* begin DATA SECTION *

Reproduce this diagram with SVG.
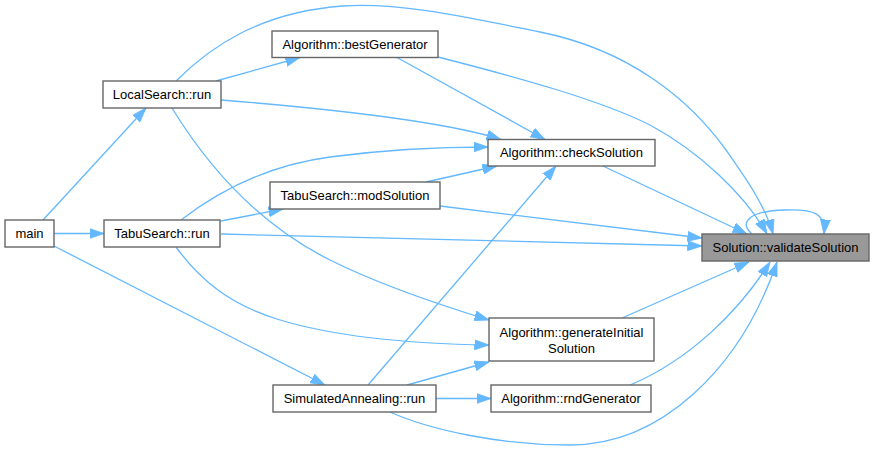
<svg xmlns="http://www.w3.org/2000/svg" width="874" height="451" viewBox="0 0 874 451">
<style>
.n rect{fill:#ffffff;stroke:#666666;stroke-width:1.4}
.n.root rect{fill:#999999}
.n text{font-family:"Liberation Sans",Arial,sans-serif;font-size:13px;fill:#000000;text-anchor:middle}
#edges path{fill:none;stroke:#63b8ff;stroke-width:1.3;marker-end:url(#ah)}
</style>
<defs>
<marker id="ah" markerUnits="userSpaceOnUse" markerWidth="15" markerHeight="11" refX="14.5" refY="5" orient="auto" viewBox="0 0 15 10">
<path d="M0,0 L14.5,5 L0,10 z" fill="#63b8ff" stroke="#63b8ff" stroke-width="0.8"/>
</marker>
</defs>
<rect width="874" height="451" fill="#ffffff"/>
<g id="edges">
<path d="M43,220 L146,108"/>
<path d="M54,233.5 L104,233.5"/>
<path d="M54,246 L325,385"/>
<path d="M216,81 L300,57.5"/>
<path d="M176,81 C210,47 260,12 343,6 C400,2 470,18 540,32 C630,50 690,100 726,150 C745,177 765,205 773,234"/>
<path d="M221,100 C320,108 440,120 501,139.5"/>
<path d="M172,108 C210,170 260,225 330,260 C380,285 440,305 489,320"/>
<path d="M221,221 L283,209"/>
<path d="M181,220 C220,190 270,165 330,157 C390,149 440,147 488,147"/>
<path d="M221,234 L702,246"/>
<path d="M176,247 C200,280 230,305 280,320 C340,338 420,344 489,345"/>
<path d="M426,182 L497,166"/>
<path d="M440,206 C540,218 630,230 702,238"/>
<path d="M397,57.5 L545,139.5"/>
<path d="M438,57 C520,78 600,100 650,125 C700,152 745,195 767,234"/>
<path d="M603,166 L747,234"/>
<path d="M622,318 L749,262"/>
<path d="M630,385 C690,360 740,310 770,262"/>
<path d="M390,412 C430,430 500,445 570,445 C660,445 740,370 777,262"/>
<path d="M407,385 L489,362"/>
<path d="M436,398.5 L491,398.5"/>
<path d="M368,385 L556,166"/>
<path d="M752,234 C738,222 750,211 785,210 C815,209 826,214 824,234"/>
</g>
<g id="node-validateSolution" class="n root"><rect x="702" y="234" width="167" height="27"/><text x="785.5" y="252">Solution::validateSolution</text></g>
<g id="node-checkSolution" class="n"><rect x="488" y="139.5" width="167" height="26.5"/><text x="571.5" y="157">Algorithm::checkSolution</text></g>
<g id="node-bestGenerator" class="n"><rect x="272" y="31" width="166" height="26.5"/><text x="355" y="48.5">Algorithm::bestGenerator</text></g>
<g id="node-LocalSearch" class="n"><rect x="103" y="81" width="118" height="27"/><text x="162" y="99">LocalSearch::run</text></g>
<g id="node-main" class="n"><rect x="5" y="220" width="49" height="27"/><text x="29.5" y="238">main</text></g>
<g id="node-TabuSearch" class="n"><rect x="104" y="220" width="116" height="27"/><text x="162" y="238">TabuSearch::run</text></g>
<g id="node-modSolution" class="n"><rect x="270" y="182" width="170" height="27"/><text x="355" y="200">TabuSearch::modSolution</text></g>
<g id="node-SimulatedAnnealing" class="n"><rect x="273" y="385" width="163" height="27"/><text x="354.5" y="403">SimulatedAnnealing::run</text></g>
<g id="node-generateInitialSolution" class="n"><rect x="489" y="318" width="165" height="43"/><text x="571.5" y="337">Algorithm::generateInitial</text><text x="571.5" y="352.5">Solution</text></g>
<g id="node-rndGenerator" class="n"><rect x="491" y="385" width="160" height="27"/><text x="571" y="403">Algorithm::rndGenerator</text></g>
</svg>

* end DATA SECTION *

PROBLEM TO WORK ON: Write out the data precisely as given, excluding the pictures.

THE OUTPUT:
Reproduce this diagram with SVG.
<svg xmlns="http://www.w3.org/2000/svg" width="874" height="451" viewBox="0 0 874 451">
<style>
.n rect{fill:#ffffff;stroke:#666666;stroke-width:1.4}
.n.root rect{fill:#999999}
.n text{font-family:"Liberation Sans",Arial,sans-serif;font-size:13px;fill:#000000;text-anchor:middle}
#edges path{fill:none;stroke:#63b8ff;stroke-width:1.3;marker-end:url(#ah)}
</style>
<defs>
<marker id="ah" markerUnits="userSpaceOnUse" markerWidth="15" markerHeight="11" refX="14.5" refY="5" orient="auto" viewBox="0 0 15 10">
<path d="M0,0 L14.5,5 L0,10 z" fill="#63b8ff" stroke="#63b8ff" stroke-width="0.8"/>
</marker>
</defs>
<rect width="874" height="451" fill="#ffffff"/>
<g id="edges">
<path d="M43,220 L146,108"/>
<path d="M54,233.5 L104,233.5"/>
<path d="M54,246 L325,385"/>
<path d="M216,81 L300,57.5"/>
<path d="M176,81 C210,47 260,12 343,6 C400,2 470,18 540,32 C630,50 690,100 726,150 C745,177 765,205 773,234"/>
<path d="M221,100 C320,108 440,120 501,139.5"/>
<path d="M172,108 C210,170 260,225 330,260 C380,285 440,305 489,320"/>
<path d="M221,221 L283,209"/>
<path d="M181,220 C220,190 270,165 330,157 C390,149 440,147 488,147"/>
<path d="M221,234 L702,246"/>
<path d="M176,247 C200,280 230,305 280,320 C340,338 420,344 489,345"/>
<path d="M426,182 L497,166"/>
<path d="M440,206 C540,218 630,230 702,238"/>
<path d="M397,57.5 L545,139.5"/>
<path d="M438,57 C520,78 600,100 650,125 C700,152 745,195 767,234"/>
<path d="M603,166 L747,234"/>
<path d="M622,318 L749,262"/>
<path d="M630,385 C690,360 740,310 770,262"/>
<path d="M390,412 C430,430 500,445 570,445 C660,445 740,370 777,262"/>
<path d="M407,385 L489,362"/>
<path d="M436,398.5 L491,398.5"/>
<path d="M368,385 L556,166"/>
<path d="M752,234 C738,222 750,211 785,210 C815,209 826,214 824,234"/>
</g>
<g id="node-validateSolution" class="n root"><rect x="702" y="234" width="167" height="27"/><text x="785.5" y="252">Solution::validateSolution</text></g>
<g id="node-checkSolution" class="n"><rect x="488" y="139.5" width="167" height="26.5"/><text x="571.5" y="157">Algorithm::checkSolution</text></g>
<g id="node-bestGenerator" class="n"><rect x="272" y="31" width="166" height="26.5"/><text x="355" y="48.5">Algorithm::bestGenerator</text></g>
<g id="node-LocalSearch" class="n"><rect x="103" y="81" width="118" height="27"/><text x="162" y="99">LocalSearch::run</text></g>
<g id="node-main" class="n"><rect x="5" y="220" width="49" height="27"/><text x="29.5" y="238">main</text></g>
<g id="node-TabuSearch" class="n"><rect x="104" y="220" width="116" height="27"/><text x="162" y="238">TabuSearch::run</text></g>
<g id="node-modSolution" class="n"><rect x="270" y="182" width="170" height="27"/><text x="355" y="200">TabuSearch::modSolution</text></g>
<g id="node-SimulatedAnnealing" class="n"><rect x="273" y="385" width="163" height="27"/><text x="354.5" y="403">SimulatedAnnealing::run</text></g>
<g id="node-generateInitialSolution" class="n"><rect x="489" y="318" width="165" height="43"/><text x="571.5" y="337">Algorithm::generateInitial</text><text x="571.5" y="352.5">Solution</text></g>
<g id="node-rndGenerator" class="n"><rect x="491" y="385" width="160" height="27"/><text x="571" y="403">Algorithm::rndGenerator</text></g>
</svg>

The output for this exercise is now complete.